Search Results for intrusion-detection-system-ids-

Abstract

Federated learning (FL) offers a robust and privacy-preserving approach for developing collaborative intrusion detection systems (IDS). However, statistical variance severely hinders its practical application. Although privacy-preserving federated learning models have been used to develop intrusion detection systems for cyberattacks, problems arise when statistical variance is present. In practice, the performance of the FedAvg algorithm is significantly affected by the heterogeneous distribution of customer data in a real-world network. This distribution causes skewness among customer data, resulting in poor detection accuracy, delayed convergence, and model instability. In this paper, presents conduct a comprehensive comparison of the Scaffold algorithm with the FedAvg baseline using the CICIDS2017 datasets. Because the Scaffold algorithm addresses the client skew problem using control variables, it is considered a state-of-the-art federated optimization technique under the heterogeneous partitioning approach.
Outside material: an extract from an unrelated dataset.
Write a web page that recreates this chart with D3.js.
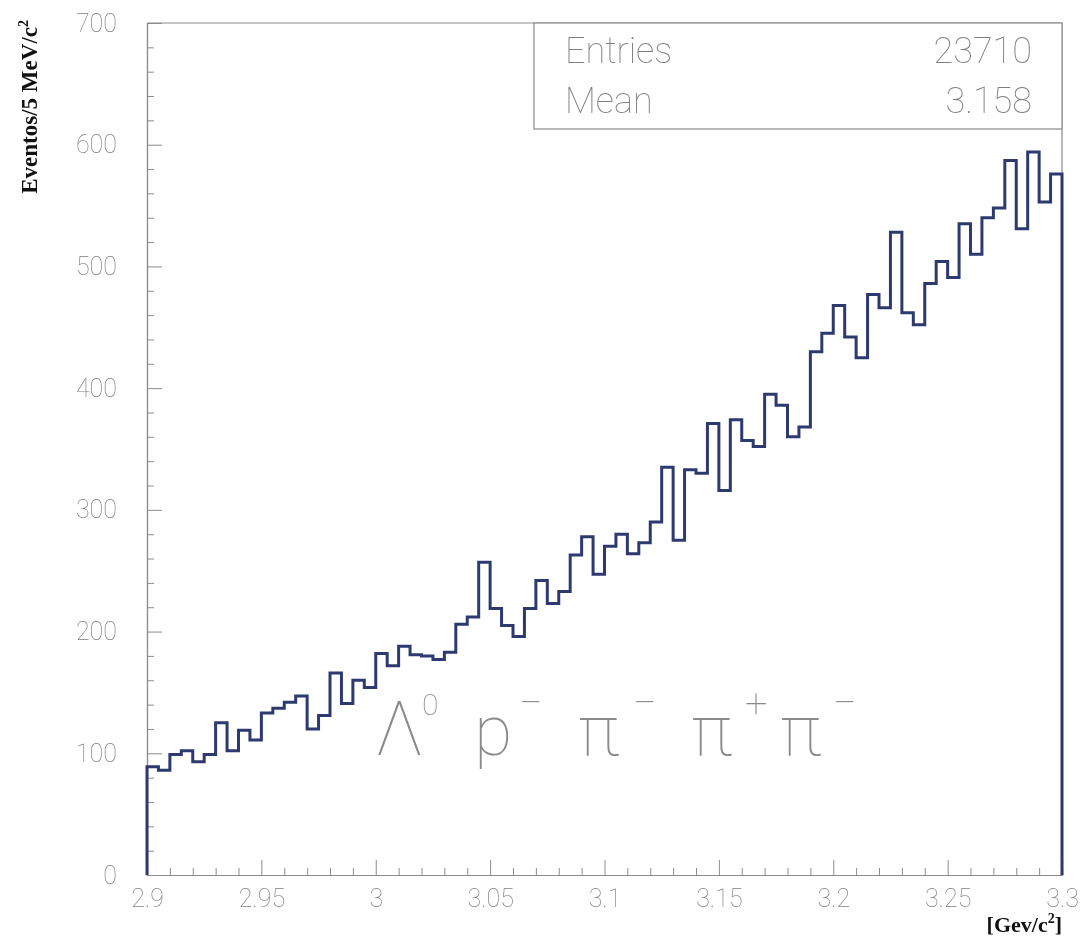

This paper documents the importance of using the Scaffold algorithm as a reliable and essential tool for building high-performance detection systems in a variety of scientific settings. Therefore, our results demonstrate that Scaffold achieved more stable convergence and outperformed FedAvg, with a 15.1% increase in F1-score and a 13.6% higher overall accuracy under highly skewed data distributions. The present evaluation process operates through simulation testing, but physical testbed implementation remains essential for future work to evaluate real-world deployment challenges.